The social cost of this model is mounting. With domestic violence and youth mental health crises reaching record levels, we are spending enormous resources extinguishing fires while neglecting the “fireproofing” of the home. Most families do not lack love or responsibility, they lack the practical skills of emotional literacy, stress regulation and constructive communication. Without these skills, financial assistance alone cannot prevent family erosion.
If Taiwan is serious about its future, prevention must become an institutional priority. As the government restructures family support systems, we have a historic opportunity to embed resilience into the heart of public policy. This requires moving beyond parental subsidies to investing in parental capacity through three pillars:
Parental emotional education: Caregivers today face unprecedented pressure from economic uncertainty and multi-generational care. Without tools to process stress, even well-intentioned parents risk burnout and secondary trauma.
Relational competence: Healthy communication and conflict resolution are not innate abilities; they are skills that must be supported. Strengthening these reduces divorce rates and emotional neglect.
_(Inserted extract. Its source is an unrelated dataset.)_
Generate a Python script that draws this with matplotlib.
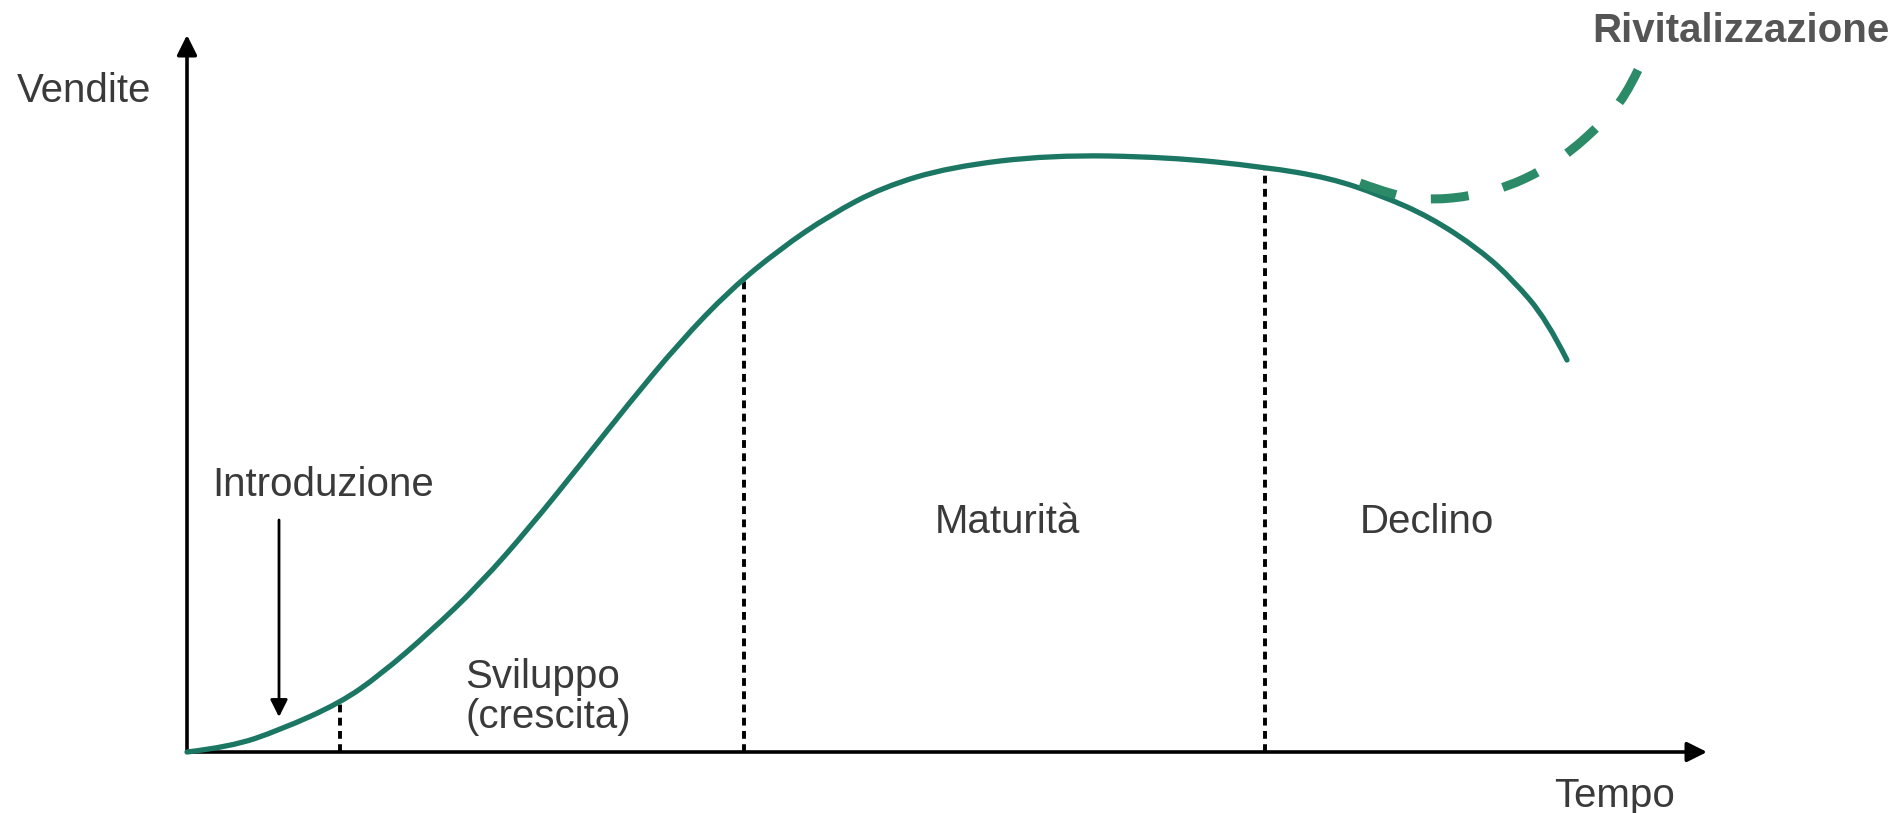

Intergenerational support: Taiwan’s “sandwich generation” — those caring for both children and aging parents — needs a policy that acknowledges caregiving as a shared social value rather than a private burden.
Implementation must be decentralized. Family resilience should be cultivated where people already gather: school parent associations, community centers and workplace programs. By embedding support into familiar settings, we increase participation and decrease the stigma associated with seeking help.
As Taiwan expands its family support workforce, training must evolve. Professionals should not function merely as administrators of aid, but as facilitators of resilience. Emotional awareness and family systems theory should be core competencies, enabling intervention before a domestic issue turns into a national crisis.
Family resilience generates public benefits — better educational outcomes, lower healthcare utilization and higher workforce productivity. It forms the invisible infrastructure that holds a nation together during periods of demographic stress.
National security is often framed in terms of military readiness or economic competitiveness. A nation’s strength ultimately depends on the stability of its smallest units. When families collapse, social fragmentation follows.
The question is no longer whether we can afford to invest in the emotional health of families. The real question is whether we can afford not to. Family resilience is a strategic imperative — one that deserves a central place in Taiwan’s vision for long-term national security.
Lin Chia-hui is the CEO of the Jen & Lin Education Foundation.